Russian Constitution of 1918

The first state emblem of Soviet Russia

The first constitution of Russia, which governed the Russian Socialist Federative Soviet Republic, described the regime that assumed power in the October Revolution of 1917. This constitution, which was ratified soon after the Declaration Of Rights Of The Working And Exploited People,[1] formally recognized the working class as the ruling class of Russia according to the principle of the dictatorship of the proletariat, therein making the Russian SFSR the world's first constitutionally socialist state.
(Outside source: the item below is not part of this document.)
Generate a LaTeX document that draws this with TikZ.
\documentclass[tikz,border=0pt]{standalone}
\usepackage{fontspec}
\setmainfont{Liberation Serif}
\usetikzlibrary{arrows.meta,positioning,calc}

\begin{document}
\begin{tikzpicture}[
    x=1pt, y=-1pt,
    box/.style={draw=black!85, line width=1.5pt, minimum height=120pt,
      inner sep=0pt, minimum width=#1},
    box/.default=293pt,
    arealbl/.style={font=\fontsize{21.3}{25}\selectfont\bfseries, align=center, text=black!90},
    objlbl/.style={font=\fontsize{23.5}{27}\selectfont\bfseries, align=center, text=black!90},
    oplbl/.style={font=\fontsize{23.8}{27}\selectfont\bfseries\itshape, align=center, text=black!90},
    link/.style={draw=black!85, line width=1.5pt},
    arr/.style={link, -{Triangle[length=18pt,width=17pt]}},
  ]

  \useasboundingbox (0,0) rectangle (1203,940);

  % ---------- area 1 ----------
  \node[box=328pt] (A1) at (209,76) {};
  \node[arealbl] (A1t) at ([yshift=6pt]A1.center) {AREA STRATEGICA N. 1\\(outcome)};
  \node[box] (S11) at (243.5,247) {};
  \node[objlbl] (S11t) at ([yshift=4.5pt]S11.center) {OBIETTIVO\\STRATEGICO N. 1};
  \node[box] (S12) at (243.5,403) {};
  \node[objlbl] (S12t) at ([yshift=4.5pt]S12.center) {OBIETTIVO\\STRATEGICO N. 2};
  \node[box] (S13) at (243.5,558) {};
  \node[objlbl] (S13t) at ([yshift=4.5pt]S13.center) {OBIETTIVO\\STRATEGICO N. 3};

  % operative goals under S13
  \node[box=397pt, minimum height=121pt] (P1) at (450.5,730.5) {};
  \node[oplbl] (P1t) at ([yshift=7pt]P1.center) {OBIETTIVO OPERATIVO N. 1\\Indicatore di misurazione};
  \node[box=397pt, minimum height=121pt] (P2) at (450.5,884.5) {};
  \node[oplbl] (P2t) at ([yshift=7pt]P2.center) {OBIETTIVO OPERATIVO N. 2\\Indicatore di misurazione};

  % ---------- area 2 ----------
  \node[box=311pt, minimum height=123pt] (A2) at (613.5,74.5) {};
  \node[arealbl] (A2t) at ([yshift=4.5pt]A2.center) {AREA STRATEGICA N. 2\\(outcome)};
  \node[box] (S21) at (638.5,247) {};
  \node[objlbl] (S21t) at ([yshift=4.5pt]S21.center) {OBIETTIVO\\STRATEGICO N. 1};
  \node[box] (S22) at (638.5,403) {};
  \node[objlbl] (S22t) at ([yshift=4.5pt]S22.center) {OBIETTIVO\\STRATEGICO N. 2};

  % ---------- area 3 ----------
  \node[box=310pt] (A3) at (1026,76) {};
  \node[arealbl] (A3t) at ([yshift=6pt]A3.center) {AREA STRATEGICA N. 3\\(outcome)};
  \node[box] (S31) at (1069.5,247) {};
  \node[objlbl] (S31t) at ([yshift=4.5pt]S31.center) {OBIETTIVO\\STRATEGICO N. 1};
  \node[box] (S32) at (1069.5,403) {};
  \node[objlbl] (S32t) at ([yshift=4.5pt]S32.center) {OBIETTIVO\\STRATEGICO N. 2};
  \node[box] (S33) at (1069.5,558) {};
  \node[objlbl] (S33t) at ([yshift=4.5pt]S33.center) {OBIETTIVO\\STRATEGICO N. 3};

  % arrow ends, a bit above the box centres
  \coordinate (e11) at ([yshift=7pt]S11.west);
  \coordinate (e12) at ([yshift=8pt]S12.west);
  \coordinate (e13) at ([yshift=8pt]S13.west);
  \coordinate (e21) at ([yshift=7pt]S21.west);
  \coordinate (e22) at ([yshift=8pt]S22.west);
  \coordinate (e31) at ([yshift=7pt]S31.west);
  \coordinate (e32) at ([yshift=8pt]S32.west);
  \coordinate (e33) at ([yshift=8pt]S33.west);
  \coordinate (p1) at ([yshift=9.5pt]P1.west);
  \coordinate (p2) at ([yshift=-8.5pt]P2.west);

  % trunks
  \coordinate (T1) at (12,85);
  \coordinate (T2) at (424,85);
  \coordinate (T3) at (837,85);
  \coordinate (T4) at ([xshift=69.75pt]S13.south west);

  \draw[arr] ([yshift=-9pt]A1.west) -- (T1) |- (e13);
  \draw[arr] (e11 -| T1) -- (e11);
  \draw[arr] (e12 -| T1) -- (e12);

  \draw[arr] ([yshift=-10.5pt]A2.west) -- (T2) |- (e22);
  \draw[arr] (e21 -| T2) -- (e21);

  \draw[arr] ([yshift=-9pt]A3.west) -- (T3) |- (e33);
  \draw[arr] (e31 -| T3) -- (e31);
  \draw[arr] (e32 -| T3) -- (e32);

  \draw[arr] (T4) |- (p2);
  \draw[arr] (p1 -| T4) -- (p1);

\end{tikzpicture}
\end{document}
The ultimate aims of the state were outlined as: "the abolition of the exploitation of men by men, the entire abolition of the division of the people into classes, the suppression of exploiters, [and] the establishment of a socialist society." The constitution stated that an historical alliance had been formed between the workers and peasants, who together would govern the state through the soviets. The constitution explicitly denied political power to higher classes of Russian society or to those who supported the White armies in the Civil War (1918–21). To prevent the higher classes from re-claiming state power, the first article called for all workers and peasants to be armed and organized into a Red Army while the higher classes be fully disarmed.

Supreme power rested with the All-Russian Congress of Soviets, made up of deputies from local soviets across Russia. The steering committee of the Congress of Soviets—known as the Central Executive Committee—acted as the "supreme organ of power" between sessions of the congress and as the collective presidency of the state.
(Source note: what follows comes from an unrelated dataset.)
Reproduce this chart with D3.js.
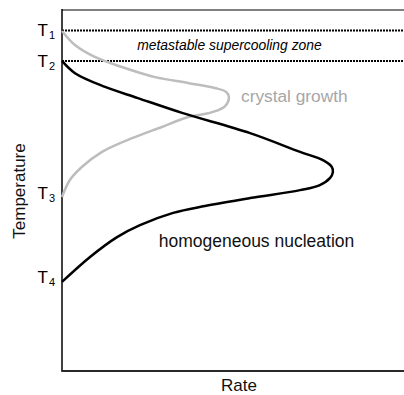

The congress elected the Council of People's Commissars (Sovnarkom, Sovet narodnykh kommissarov) as the administrative arm of the young government and defined its responsibilities as "general administration of the affairs of the state". (The Sovnarkom had exercised governmental authority from November 1917 until the adoption of the 1918 constitution July 10 by the Congress of Soviets.)

One of the first Soviet iterations of a perennial biblical phrase appeared in Article 18, which declares labour to be the duty of all citizens of the Republic, and sloganeers: 'He who does not work, neither shall he eat!'

Importantly, the 1918 Russian Constitution's main principles served as a precursor to the ensuing constitutions of both united and autonomous Soviet republics. They were recognized as fundamental to the 1924 Soviet Constitution, which was the formative document of the Union of Soviet Socialist Republics.[2]